**Data extract**

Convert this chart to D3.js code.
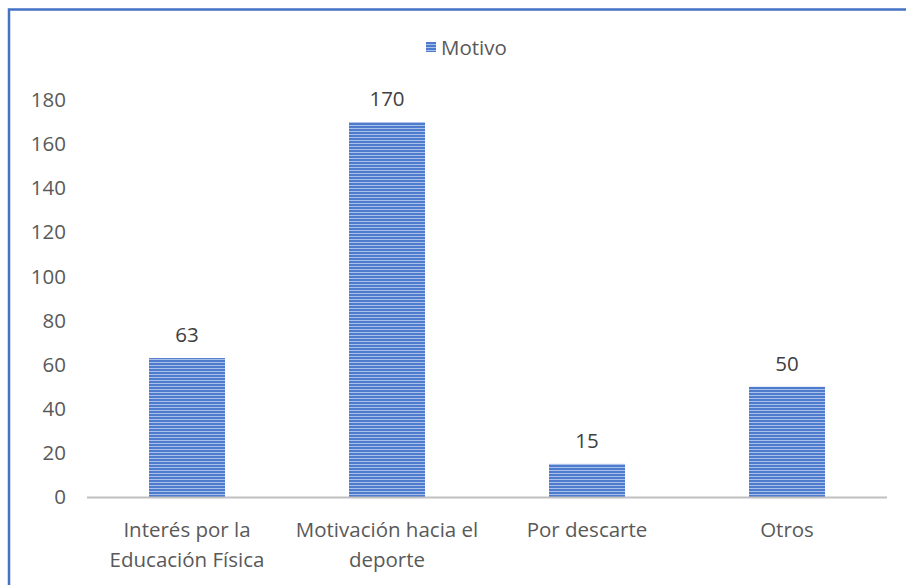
<!DOCTYPE html>
<html><head><meta charset="utf-8">
<script src="https://cdn.jsdelivr.net/npm/d3@7"></script>
<style>html,body{margin:0;padding:0;background:#fff;}svg{display:block;}</style>
</head><body>
<script>
const categories = [["Interés por la","Educación Física"],["Motivación hacia el","deporte"],["Por descarte"],["Otros"]];
const values = [63,170,15,50];
const seriesName = "Motivo";
const yTicks = [0,20,40,60,80,100,120,140,160,180];

const W=906,H=585;
const svg=d3.select("body").append("svg").attr("width",W).attr("height",H);
const font="'Open Sans', 'Liberation Sans', sans-serif";
const fs=20.5;
const defs=svg.append("defs");
const pat=defs.append("pattern").attr("id","stripes").attr("patternUnits","userSpaceOnUse").attr("width",4).attr("height",3);
pat.append("rect").attr("width",4).attr("height",3).attr("fill","#4f7bcc");
pat.append("rect").attr("y",2).attr("width",4).attr("height",1).attr("fill","#a9c0ea");

svg.append("rect").attr("x",9).attr("y",9.5).attr("width",W+20).attr("height",H+20).attr("fill","#fff").attr("stroke","#4472c4").attr("stroke-width",2.5);

const x=d3.scaleBand().domain(d3.range(categories.length)).range([87,887]).paddingInner(0.62).paddingOuter(0.31);
const y=d3.scaleLinear().domain([0,180]).range([497,100]);

const ya=svg.append("g").attr("transform","translate(70,0)").call(d3.axisLeft(y).tickValues(yTicks).tickSize(0).tickPadding(4));
ya.select(".domain").remove();
ya.selectAll("text").attr("font-family",font).attr("font-size",fs).attr("fill","#595959");

svg.selectAll(".bar").data(values).join("rect").attr("class","bar")
 .attr("x",(d,i)=>x(i)).attr("width",x.bandwidth()).attr("y",d=>y(d)).attr("height",d=>y(0)-y(d)).attr("fill","url(#stripes)");

svg.append("line").attr("x1",87).attr("x2",887).attr("y1",y(0)+0.5).attr("y2",y(0)+0.5).attr("stroke","#bfbfbf").attr("stroke-width",2);

svg.selectAll(".val").data(values).join("text").attr("class","val")
 .attr("x",(d,i)=>x(i)+x.bandwidth()/2).attr("y",d=>y(d)-16).attr("text-anchor","middle")
 .attr("font-family",font).attr("font-size",fs).attr("fill","#404040").text(d=>d);

const cl=svg.selectAll(".cat").data(categories).join("text").attr("class","cat")
 .attr("x",(d,i)=>x(i)+x.bandwidth()/2).attr("y",537).attr("text-anchor","middle")
 .attr("font-family",font).attr("font-size",fs).attr("fill","#595959");
cl.selectAll("tspan").data(d=>d).join("tspan").attr("x",function(){return this.parentNode.getAttribute("x");})
 .attr("dy",(d,i)=>i?30:0).text(d=>d);

const lg=svg.append("g");
lg.append("rect").attr("x",426).attr("y",42).attr("width",10).attr("height",10).attr("fill","url(#stripes)");
lg.append("text").attr("x",441).attr("y",55).attr("font-family",font).attr("font-size",fs).attr("fill","#595959").text(seriesName);
</script>
</body></html>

**Task goal**
Copy the material shown above in full and exactly. Skip the pictures.

**Correct answer**
Convert this chart to D3.js code.
<!DOCTYPE html>
<html><head><meta charset="utf-8">
<script src="https://cdn.jsdelivr.net/npm/d3@7"></script>
<style>html,body{margin:0;padding:0;background:#fff;}svg{display:block;}</style>
</head><body>
<script>
const categories = [["Interés por la","Educación Física"],["Motivación hacia el","deporte"],["Por descarte"],["Otros"]];
const values = [63,170,15,50];
const seriesName = "Motivo";
const yTicks = [0,20,40,60,80,100,120,140,160,180];

const W=906,H=585;
const svg=d3.select("body").append("svg").attr("width",W).attr("height",H);
const font="'Open Sans', 'Liberation Sans', sans-serif";
const fs=20.5;
const defs=svg.append("defs");
const pat=defs.append("pattern").attr("id","stripes").attr("patternUnits","userSpaceOnUse").attr("width",4).attr("height",3);
pat.append("rect").attr("width",4).attr("height",3).attr("fill","#4f7bcc");
pat.append("rect").attr("y",2).attr("width",4).attr("height",1).attr("fill","#a9c0ea");

svg.append("rect").attr("x",9).attr("y",9.5).attr("width",W+20).attr("height",H+20).attr("fill","#fff").attr("stroke","#4472c4").attr("stroke-width",2.5);

const x=d3.scaleBand().domain(d3.range(categories.length)).range([87,887]).paddingInner(0.62).paddingOuter(0.31);
const y=d3.scaleLinear().domain([0,180]).range([497,100]);

const ya=svg.append("g").attr("transform","translate(70,0)").call(d3.axisLeft(y).tickValues(yTicks).tickSize(0).tickPadding(4));
ya.select(".domain").remove();
ya.selectAll("text").attr("font-family",font).attr("font-size",fs).attr("fill","#595959");

svg.selectAll(".bar").data(values).join("rect").attr("class","bar")
 .attr("x",(d,i)=>x(i)).attr("width",x.bandwidth()).attr("y",d=>y(d)).attr("height",d=>y(0)-y(d)).attr("fill","url(#stripes)");

svg.append("line").attr("x1",87).attr("x2",887).attr("y1",y(0)+0.5).attr("y2",y(0)+0.5).attr("stroke","#bfbfbf").attr("stroke-width",2);

svg.selectAll(".val").data(values).join("text").attr("class","val")
 .attr("x",(d,i)=>x(i)+x.bandwidth()/2).attr("y",d=>y(d)-16).attr("text-anchor","middle")
 .attr("font-family",font).attr("font-size",fs).attr("fill","#404040").text(d=>d);

const cl=svg.selectAll(".cat").data(categories).join("text").attr("class","cat")
 .attr("x",(d,i)=>x(i)+x.bandwidth()/2).attr("y",537).attr("text-anchor","middle")
 .attr("font-family",font).attr("font-size",fs).attr("fill","#595959");
cl.selectAll("tspan").data(d=>d).join("tspan").attr("x",function(){return this.parentNode.getAttribute("x");})
 .attr("dy",(d,i)=>i?30:0).text(d=>d);

const lg=svg.append("g");
lg.append("rect").attr("x",426).attr("y",42).attr("width",10).attr("height",10).attr("fill","url(#stripes)");
lg.append("text").attr("x",441).attr("y",55).attr("font-family",font).attr("font-size",fs).attr("fill","#595959").text(seriesName);
</script>
</body></html>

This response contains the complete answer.